The Human Body


When the body is first exposed to an antigen, several days pass before the adaptive immune response becomes active. Immune activity then rises, levels off, and falls. During following exposures to the same antigen, the immune system responds much more quickly and reaches higher levels. Because the first, or primary, immune response is slow, it cannot prevent disease, although it may help in recovery. In contrast, subsequent, or secondary, immune responses usually can prevent disease because the pathogen is detected, attacked, and destroyed before symptoms appear. This complete resistance to disease is called immunity and may be achieved through either active or passive immunization.

A. Active Immunization

Active immunization occurs when a person’s own immune system is activated and generates a primary immune response. Active immunization can be triggered in two ways, either by natural immunization or by vaccination.
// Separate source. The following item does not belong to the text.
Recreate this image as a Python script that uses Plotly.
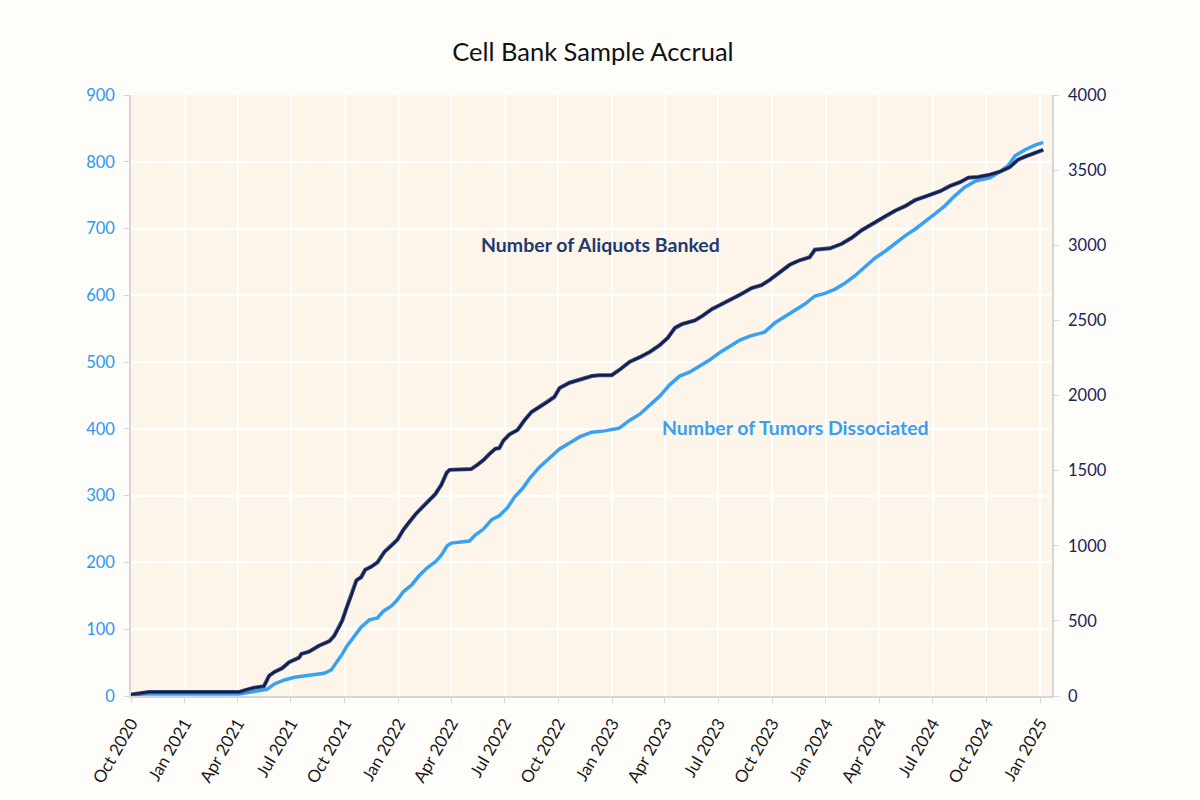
import plotly.graph_objects as go

# Number of Aliquots Banked (right axis)
aliquot_dates = [
    "2020-10-01", "2020-10-23", "2020-11-01", "2021-04-04", "2021-04-17", "2021-04-29",
    "2021-05-16", "2021-05-25", "2021-06-03", "2021-06-16", "2021-06-28", "2021-07-15",
    "2021-07-19", "2021-08-01", "2021-08-18", "2021-09-05", "2021-09-13", "2021-09-22",
    "2021-09-27", "2021-10-04", "2021-10-12", "2021-10-21", "2021-10-29", "2021-11-05",
    "2021-11-15", "2021-11-26", "2021-12-08", "2021-12-20", "2021-12-30", "2022-01-09",
    "2022-01-19", "2022-01-30", "2022-02-09", "2022-02-23", "2022-03-05", "2022-03-15",
    "2022-03-24", "2022-03-29", "2022-05-05", "2022-05-16", "2022-05-26", "2022-06-05",
    "2022-06-15", "2022-06-22", "2022-06-29", "2022-07-09", "2022-07-23", "2022-08-04",
    "2022-08-16", "2022-08-30", "2022-09-12", "2022-09-24", "2022-10-03", "2022-10-20",
    "2022-11-06", "2022-11-27", "2022-12-10", "2022-12-31", "2023-01-13", "2023-01-31",
    "2023-02-17", "2023-03-06", "2023-03-23", "2023-04-06", "2023-04-18", "2023-04-30",
    "2023-05-22", "2023-06-04", "2023-06-20", "2023-07-03", "2023-07-21", "2023-08-07",
    "2023-08-27", "2023-09-13", "2023-09-27", "2023-10-14", "2023-10-31", "2023-11-17",
    "2023-12-04", "2023-12-13", "2024-01-08", "2024-01-28", "2024-02-14", "2024-03-02",
    "2024-03-25", "2024-04-11", "2024-04-28", "2024-05-15", "2024-06-01", "2024-06-23",
    "2024-07-14", "2024-07-31", "2024-08-17", "2024-08-31", "2024-09-17", "2024-10-07",
    "2024-10-24", "2024-11-10", "2024-11-24", "2024-12-06", "2024-12-23", "2025-01-06",
]
aliquot_values = [
    10, 25, 27, 27, 45, 55,
    65, 135, 160, 185, 225, 255,
    280, 295, 335, 365, 400, 460,
    505, 585, 665, 770, 790, 840,
    860, 890, 960, 1000, 1040, 1105,
    1160, 1210, 1250, 1305, 1345, 1405,
    1485, 1505, 1510, 1540, 1570, 1610,
    1645, 1650, 1700, 1740, 1770, 1835,
    1890, 1925, 1955, 1990, 2050, 2085,
    2105, 2130, 2135, 2135, 2170, 2225,
    2255, 2290, 2335, 2385, 2450, 2475,
    2500, 2530, 2575, 2600, 2635, 2670,
    2715, 2735, 2770, 2820, 2870, 2900,
    2920, 2970, 2980, 3010, 3050, 3100,
    3155, 3195, 3230, 3260, 3300, 3330,
    3360, 3395, 3420, 3450, 3455, 3470,
    3490, 3520, 3570, 3590, 3615, 3635,
]

# Number of Tumors Dissociated (left axis)
tumor_dates = [
    "2020-10-01", "2020-10-23", "2021-04-04", "2021-04-29", "2021-05-21", "2021-06-03",
    "2021-06-20", "2021-07-07", "2021-08-01", "2021-08-27", "2021-09-08", "2021-09-18",
    "2021-09-27", "2021-10-05", "2021-10-17", "2021-10-29", "2021-11-12", "2021-11-26",
    "2021-12-06", "2021-12-20", "2021-12-30", "2022-01-09", "2022-01-23", "2022-02-05",
    "2022-02-19", "2022-03-05", "2022-03-15", "2022-03-25", "2022-04-01", "2022-05-02",
    "2022-05-12", "2022-05-26", "2022-06-09", "2022-06-22", "2022-07-06", "2022-07-18",
    "2022-08-01", "2022-08-13", "2022-08-30", "2022-09-16", "2022-10-03", "2022-10-20",
    "2022-11-06", "2022-11-27", "2022-12-19", "2023-01-13", "2023-01-31", "2023-02-17",
    "2023-03-06", "2023-03-23", "2023-04-09", "2023-04-26", "2023-05-13", "2023-05-30",
    "2023-06-16", "2023-07-03", "2023-07-21", "2023-08-07", "2023-08-24", "2023-09-18",
    "2023-10-06", "2023-10-23", "2023-11-09", "2023-11-26", "2023-12-13", "2023-12-30",
    "2024-01-16", "2024-02-02", "2024-02-19", "2024-03-07", "2024-03-25", "2024-04-11",
    "2024-04-28", "2024-05-15", "2024-06-01", "2024-06-18", "2024-07-05", "2024-07-22",
    "2024-08-08", "2024-08-25", "2024-09-12", "2024-10-07", "2024-10-24", "2024-11-07",
    "2024-11-19", "2024-12-06", "2024-12-23", "2025-01-06",
]
tumor_values = [
    1, 3, 3, 7, 10, 18,
    24, 28, 31, 34, 39, 51,
    63, 75, 90, 103, 114, 117,
    127, 135, 144, 156, 166, 180,
    192, 201, 211, 225, 229, 232,
    241, 250, 264, 270, 282, 298,
    311, 326, 343, 356, 370, 379,
    388, 395, 397, 401, 413, 422,
    436, 449, 466, 479, 485, 494,
    503, 514, 524, 533, 539, 545,
    559, 568, 577, 587, 599, 603,
    609, 618, 629, 642, 656, 666,
    678, 689, 699, 710, 722, 734,
    749, 762, 771, 776, 785, 794,
    809, 818, 825, 829,
]

tick_dates = [
    "2020-10-01", "2021-01-01", "2021-04-01", "2021-07-01", "2021-10-01", "2022-01-01",
    "2022-04-01", "2022-07-01", "2022-10-01", "2023-01-01", "2023-04-01", "2023-07-01",
    "2023-10-01", "2024-01-01", "2024-04-01", "2024-07-01", "2024-10-01", "2025-01-01",
]
tick_labels = [
    "Oct 2020", "Jan 2021", "Apr 2021", "Jul 2021", "Oct 2021", "Jan 2022",
    "Apr 2022", "Jul 2022", "Oct 2022", "Jan 2023", "Apr 2023", "Jul 2023",
    "Oct 2023", "Jan 2024", "Apr 2024", "Jul 2024", "Oct 2024", "Jan 2025",
]

FONT = "Lato"
LIGHT = "#38A2F2"
NAVY = "#151C45"

fig = go.Figure()
fig.add_trace(go.Scatter(x=tumor_dates, y=tumor_values, mode="lines",
                         line=dict(color=LIGHT, width=3.5), yaxis="y",
                         name="Number of Tumors Dissociated", showlegend=False))
fig.add_trace(go.Scatter(x=aliquot_dates, y=aliquot_values, mode="lines",
                         line=dict(color="#3A4F8C", width=4), yaxis="y2",
                         showlegend=False, hoverinfo="skip"))
fig.add_trace(go.Scatter(x=aliquot_dates, y=aliquot_values, mode="lines",
                         line=dict(color=NAVY, width=2.2), yaxis="y2",
                         name="Number of Aliquots Banked", showlegend=False))

fig.update_layout(
    width=1200, height=800,
    margin=dict(l=131, r=148, t=95, b=104, autoexpand=False),
    paper_bgcolor="#FEFDFA",
    plot_bgcolor="#FDF5EA",
    font=dict(family=FONT, size=16, color="#222222"),
    title=dict(text="Cell Bank Sample Accrual", x=0.5015, xanchor="center",
               xref="paper", y=0.935, yanchor="middle",
               font=dict(family=FONT, size=25.5, color="#111111")),
    xaxis=dict(
        type="date", range=["2020-10-01", "2025-01-21"],
        tickvals=tick_dates, ticktext=tick_labels, tickangle=-60,
        showgrid=True, gridcolor="#FFFFFF", gridwidth=2,
        showline=True, linecolor="#D6D6D6", linewidth=1.5,
        ticks="outside", ticklen=5, tickcolor="#D6D6D6",
        ticklabelstandoff=4,
        tickfont=dict(family=FONT, size=17, color="#1A1A1A"),
        zeroline=False,
    ),
    yaxis=dict(
        range=[0, 900], tickvals=[0, 100, 200, 300, 400, 500, 600, 700, 800, 900],
        showgrid=True, gridcolor="#FFFFFF", gridwidth=2,
        showline=True, linecolor="#D6D6D6", linewidth=1.5,
        ticks="outside", ticklen=5, tickcolor="#D6D6D6",
        ticklabelstandoff=6,
        tickfont=dict(family=FONT, size=16.5, color="#2C98EE"),
        zeroline=False,
    ),
    yaxis2=dict(
        range=[0, 4000], tickvals=[0, 500, 1000, 1500, 2000, 2500, 3000, 3500, 4000],
        overlaying="y", side="right", showgrid=False,
        showline=True, linecolor="#D6D6D6", linewidth=1.5,
        ticks="outside", ticklen=5, tickcolor="#D6D6D6",
        ticklabelstandoff=6,
        tickfont=dict(family=FONT, size=16.5, color="#1B2458"),
        zeroline=False,
    ),
    annotations=[
        dict(text="<b>Number of Aliquots Banked</b>", xref="paper", yref="paper",
             x=0.51, y=0.752, xanchor="center", yanchor="middle", showarrow=False,
             font=dict(family=FONT, size=19.5, color="#1F3A6E")),
        dict(text="<b>Number of Tumors Dissociated</b>", xref="paper", yref="paper",
             x=0.721, y=0.446, xanchor="center", yanchor="middle", showarrow=False,
             font=dict(family=FONT, size=19.5, color="#3AA0EE")),
    ],
)

fig.write_html("out.html", config={"displayModeBar": False},
               post_script="document.body.style.margin='0';document.body.style.background='#FEFDFA';")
In natural immunization, the body contracts a disease and recovers. Because a primary immune response occurs during the illness, the immune system will mount a disease-preventing secondary response every time it is subsequently exposed to the disease. Natural immunization is developed during childhood diseases, such as chicken pox. After having had the disease once, a person is no longer susceptible to it.

Vaccination is intentional immunization against a particular disease by the use of vaccines, substances that are structurally similar to the actual disease-producing agents but that do not produce disease themselves. Most vaccines take one of two forms. The first type of vaccine, such as the vaccines for tetanus and whooping cough, contains chemically killed bacteria or other pathogenic organisms. The other type, such as the oral polio vaccine, contains weakened forms of living organisms that have been genetically selected so they do not produce disease.

B. Passive Immunization

Another way to provide immunity is by means of passive immunization. Passive immunization does not engage the person’s own immune system. Instead, the individual receives antibodies that were created in another person or animal. Such antibodies can be lifesaving when a disease progresses too rapidly for natural immunization to occur. For example, if a person who has not been immunized against tetanus bacteria is exposed to tetanus, the toxin produced by these bacteria would reach a deadly level before a primary immune response could begin. Administering antibodies against tetanus toxin quickly neutralizes the toxin and prevents death.

Passive immunization has two drawbacks: First, the person does not mount an active immune response, so the immunizing effect is temporary and the person is not immune after recovery. Second, if passive immunization is used repeatedly, it occasionally produces side effects.